Slumps happen. The baseball slugger can’t even hit the pitch in the center of the strike zone. Fish are jumping and being hooked by everyone but you. The rest of the sales team is hitting quota. But there you are wondering what’s going wrong. You are in a sales slump.
Take An Inventory Of Your Activities
Great salespeople know that successful selling is performing a specific set of activities well over and over again:
- Following up
Measure the sales activity level for each of these. Compare the sales slump activity level against your peak performance. Great salespeople are excellent self-managers. They continually evaluate their performance and make improvements to overcome weaknesses.
How’s Your Attitude?
Great salespeople always do their best. Being their best is relative. Many years ago I read a biography of the American baseball player Babe Ruth. What I remember most from his life was his commitment to the game. He showed up even when he was sick. On those days, Babe Ruth said he played harder to make up for it. Life forces affect how well we perform as salespeople. Worry over a sick child at home. A family tragedy. Negative feedback from your boss. All these affect how we feel. But to recover from the sales slump, great salespeople put these aside and focus on the selling task at hand. Use positive self-talk to create a positive attitude. This makes great salespeople do their best.
Check Your Commitment.
Drive is the urge to attain a goal. Ambition is the desire to achieve it. Great salespeople know the road to success is simple:
- Describe what you want to achieve
- Determine what it takes to achieve it
- Dedicate yourself without distraction to achieving your dream
Most people take the firs step, some do the second, but very few follow through with the third step. Great salespeople have written goals. They review progress on their goals often. To get out of a sales slump rededicate yourself to doing what it takes to achieve your goals.

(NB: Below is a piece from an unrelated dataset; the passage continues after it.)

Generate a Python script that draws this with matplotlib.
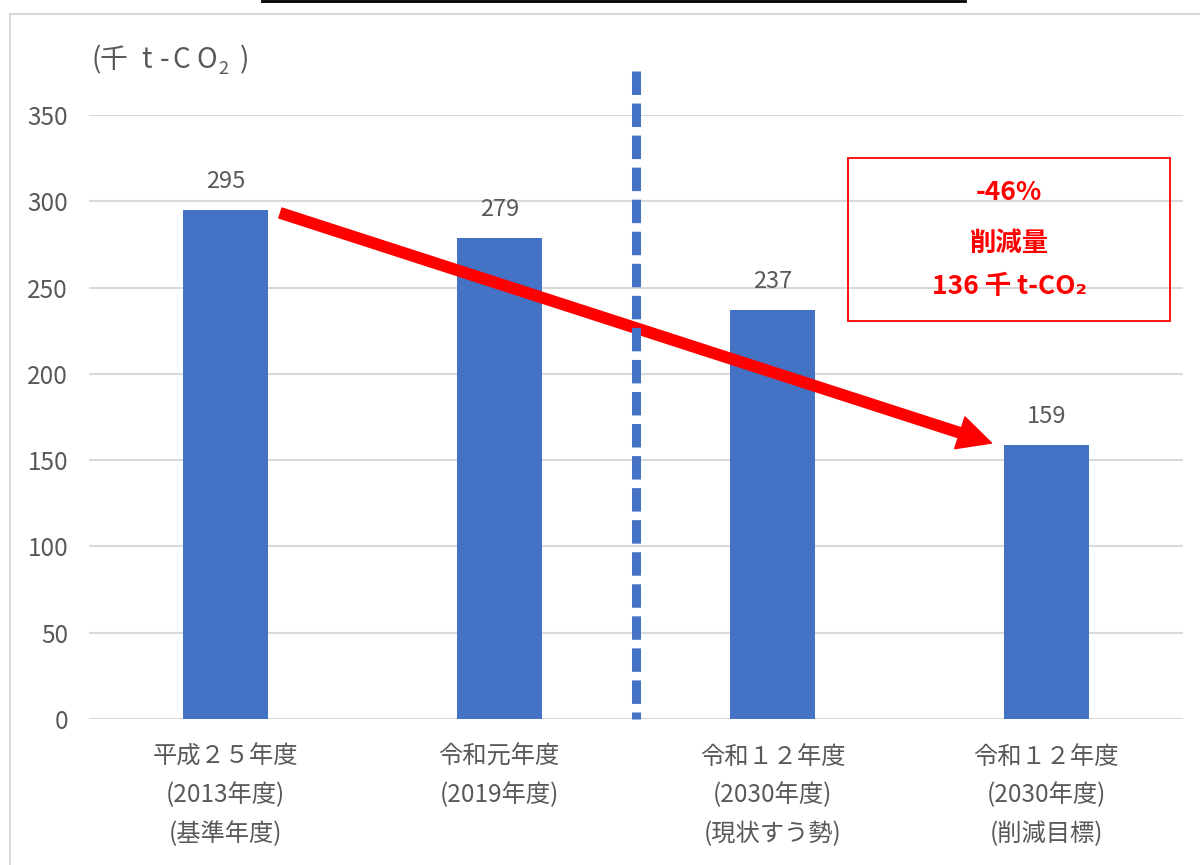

When A Sales Slump Becomes Burnout
Several times over my career I experienced a need to change careers. The first sign was a slump in performance. When I did a self-evaluation I found the current situation wasn’t ideal for meeting my life goals. So I made a change. Once it was a major market change. I managed a special hazards fire protection division for small business. The primary product we sold was Halon gas fire suppression systems. Halon gas was outlawed as an ozone-depleting chemical so our business potential went to zero. Unable to successfully recreate the business model, I changed jobs. Another time, although successful in meeting quota I found myself unable to move up in the organization. Over time this frustration affected my performance. I had a sales slump. Soon I moved on to a new company at a position from which I could grow. Great salespeople continually evaluate their situation. When a sales slump in performance can’t be recovered in the current situation, it may be time to change jobs.